Trump dan Erdogan, dianggap semakin otokratis oleh para kritikus mereka di dalam negeri karena memiliki hubungan yang kurang harmonis selama masa jabatan pertama presiden dari Partai Republik tersebut.
Namun sejak kembalinya ke Gedung Putih, kepentingan mereka telah selaras di Suriah (sumber ketegangan bilateral terbesar di masa lalu) di mana AS dan Turki kini sama-sama mendukung pemerintah pusat.
Mereka masih berselisih tajam mengenai serangan Israel, sekutu AS, di Gaza, yang disebut sebagai genosida, sebuah potensi ketidakpastian dalam perundingan yang diperkirakan berlangsung damai dan transaksional di Ruang Oval.

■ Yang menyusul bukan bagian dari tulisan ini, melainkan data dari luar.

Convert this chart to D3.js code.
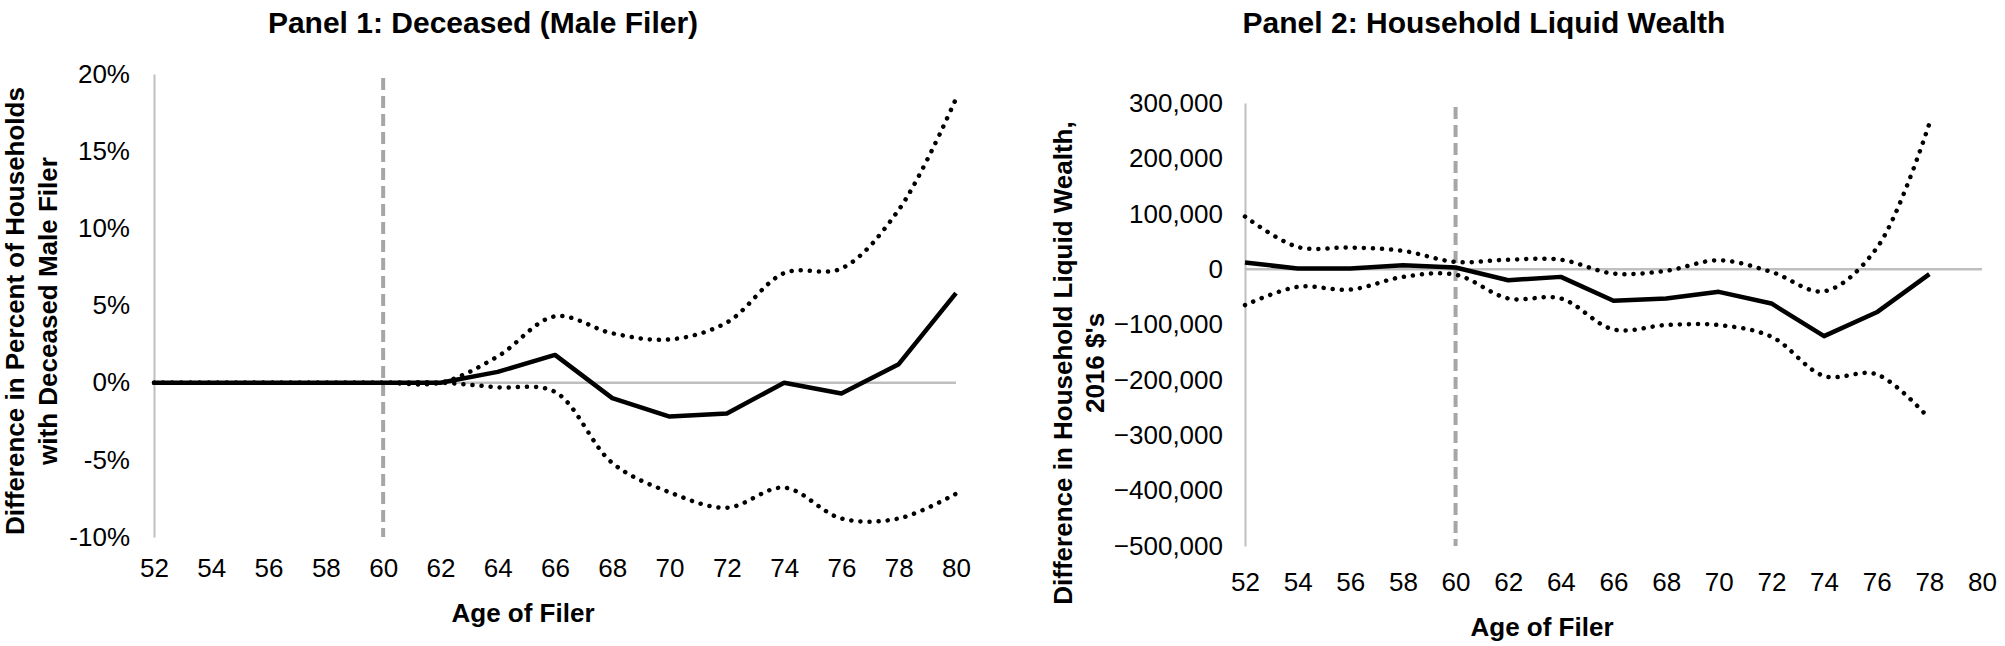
<!DOCTYPE html>
<html>
<head>
<meta charset="utf-8">
<script src="https://cdn.jsdelivr.net/npm/d3@7"></script>
<style>
  body { margin: 0; background: #fff; }
  text { font-family: "Liberation Sans", Arial, sans-serif; }
</style>
</head>
<body>
<svg></svg>
<script>
// ages on the x axis (both panels)
var ages = [52, 54, 56, 58, 60, 62, 64, 66, 68, 70, 72, 74, 76, 78, 80];

// panel 1: difference in percent of households with deceased male filer (%)
var p1Est   = [0, 0, 0, 0, 0, 0, 0.7, 1.8, -1.0, -2.2, -2.0, 0.0, -0.7, 1.2, 5.8];
var p1Upper = [0, 0, 0, 0, 0, 0, 1.7, 4.3, 3.2, 2.8, 3.9, 7.1, 7.4, 11.2, 18.4];
var p1Lower = [0, 0, 0, 0, 0, 0, -0.3, -0.6, -5.2, -7.1, -8.1, -6.8, -8.8, -8.8, -7.2];
var p1Ticks = [-10, -5, 0, 5, 10, 15, 20];

// panel 2: difference in household liquid wealth, 2016 $ (no value at 80)
var p2Est   = [12000, 1000, 1000, 7000, 3000, -20000, -14000, -57000, -53000, -41000, -62000, -121000, -78000, -9000, null];
var p2Upper = [95000, 40000, 39000, 33000, 13000, 17000, 17000, -8000, -3000, 16000, -5000, -40000, 38000, 263000, null];
var p2Lower = [-65000, -32000, -37000, -14000, -10000, -53000, -53000, -109000, -101000, -101000, -122000, -193000, -190000, -270000, null];
var p2Ticks = [-500000, -400000, -300000, -200000, -100000, 0, 100000, 200000, 300000];

var svg = d3.select('svg')
  .attr("width", 2005)
  .attr("height", 646);

drawPanel({
  title: "Panel 1: Deceased (Male Filer)", titleX: 483,
  xRange: [154, 956], yRange: [537, 74],
  est: p1Est, upper: p1Upper, lower: p1Lower, ticks: p1Ticks,
  fmt: function(d) { return d + "%"; },
  yPad: 24, xPad: 22, xTitleX: 523, xTitleY: 622,
  yTitle: ["Difference in Percent of Households", "with Deceased Male Filer"],
  yTitleX: [24, 57], yTitleY: 311
});

drawPanel({
  title: "Panel 2: Household Liquid Wealth", titleX: 1484,
  xRange: [1245, 1982], yRange: [546, 103],
  est: p2Est, upper: p2Upper, lower: p2Lower, ticks: p2Ticks,
  fmt: d3.format(","),
  yPad: 22, xPad: 27, xTitleX: 1542, xTitleY: 636,
  yTitle: ["Difference in Household  Liquid Wealth,", "2016 $'s"],
  yTitleX: [1072, 1104], yTitleY: 363
});

function drawPanel(p) {
  var x = d3.scaleLinear().domain([52, 80]).range(p.xRange);
  var y = d3.scaleLinear().domain(d3.extent(p.ticks)).range(p.yRange);
  var g = svg.append("g");

  g.append("text")
    .attr("x", p.titleX).attr("y", 33)
    .attr("text-anchor", "middle")
    .attr("font-size", 30).attr("font-weight", "bold")
    .text(p.title);

  // zero line
  g.append("line")
    .attr("x1", x(52)).attr("x2", x(80))
    .attr("y1", y(0)).attr("y2", y(0))
    .attr("stroke", "#bfbfbf").attr("stroke-width", 2.5);

  var yAxis = g.append("g")
    .attr("transform", "translate(" + x(52) + ",0)")
    .call(d3.axisLeft(y).tickValues(p.ticks).tickSize(0).tickPadding(p.yPad).tickFormat(p.fmt));
  yAxis.select(".domain").attr("stroke", "#bfbfbf").attr("stroke-width", 2);
  yAxis.selectAll("text").attr("font-size", 26).attr("fill", "#000")
    .style("font-family", "'Liberation Sans', Arial, sans-serif");

  var xAxis = g.append("g")
    .attr("transform", "translate(0," + p.yRange[0] + ")")
    .call(d3.axisBottom(x).tickValues(ages).tickSize(0).tickPadding(p.xPad));
  xAxis.select(".domain").remove();
  xAxis.selectAll("text").attr("font-size", 26).attr("fill", "#000")
    .style("font-family", "'Liberation Sans', Arial, sans-serif");

  // vertical dashed marker at age 60
  g.append("line")
    .attr("x1", x(60)).attr("x2", x(60))
    .attr("y1", p.yRange[1] + 4).attr("y2", p.yRange[0])
    .attr("stroke", "#a6a6a6").attr("stroke-width", 4)
    .attr("stroke-dasharray", "12 6");

  var straight = d3.line()
    .defined(function(d) { return d[1] != null; })
    .x(function(d) { return x(d[0]); })
    .y(function(d) { return y(d[1]); });

  var smooth = d3.line()
    .defined(function(d) { return d[1] != null; })
    .curve(d3.curveCatmullRom.alpha(0.5))
    .x(function(d) { return x(d[0]); })
    .y(function(d) { return y(d[1]); });

  [p.upper, p.lower].forEach(function(s) {
    g.append("path")
      .datum(d3.zip(ages, s))
      .attr("fill", "none")
      .attr("stroke", "#000")
      .attr("stroke-width", 4.5)
      .attr("stroke-linecap", "round")
      .attr("stroke-dasharray", "0.1 9")
      .attr("d", smooth);
  });

  g.append("path")
    .datum(d3.zip(ages, p.est))
    .attr("fill", "none")
    .attr("stroke", "#000")
    .attr("stroke-width", 4.5)
    .attr("stroke-linejoin", "round")
    .attr("d", straight);

  g.append("text")
    .attr("x", p.xTitleX).attr("y", p.xTitleY)
    .attr("text-anchor", "middle")
    .attr("font-size", 26).attr("font-weight", "bold")
    .text("Age  of Filer");

  p.yTitle.forEach(function(t, i) {
    g.append("text")
      .attr("transform", "translate(" + p.yTitleX[i] + "," + p.yTitleY + ") rotate(-90)")
      .attr("text-anchor", "middle")
      .attr("font-size", 26).attr("font-weight", "bold")
      .text(t);
  });
}
</script>
</body>
</html>
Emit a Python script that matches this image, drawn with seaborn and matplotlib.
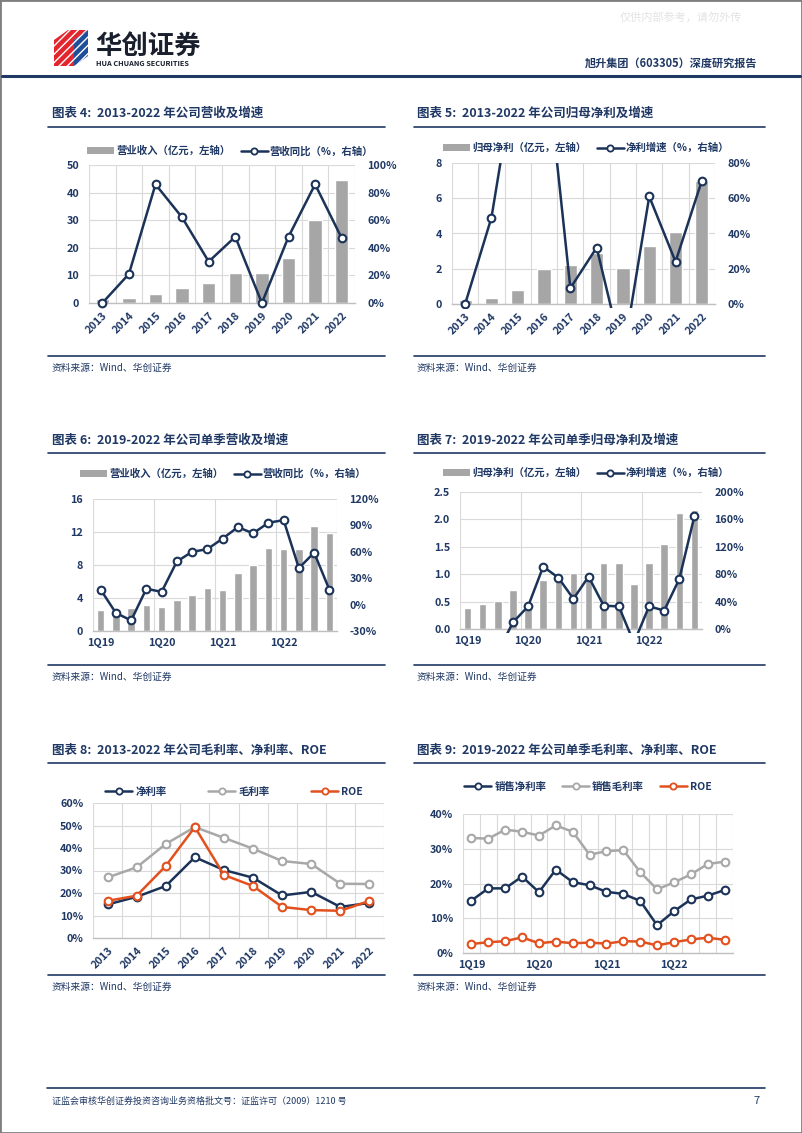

Dalam pidatonya di PBB pada hari Selasa, Erdogan, yang telah memimpin Turki selama 22 tahun mengatakan bahwa siapa pun yang tidak bersuara dan mengambil sikap menentang kebiadaban di Gaza turut bertanggung jawab atas kekejaman ini.
Menteri Luar Negeri AS Marco Rubio mengatakan bahwa para pemimpin dunia, termasuk Erdogan, dapat mengatakan apa pun yang ingin mereka katakan, tetapi pada akhirnya, ketika mereka ingin sesuatu dilakukan, mereka ingin datang ke Gedung Putih.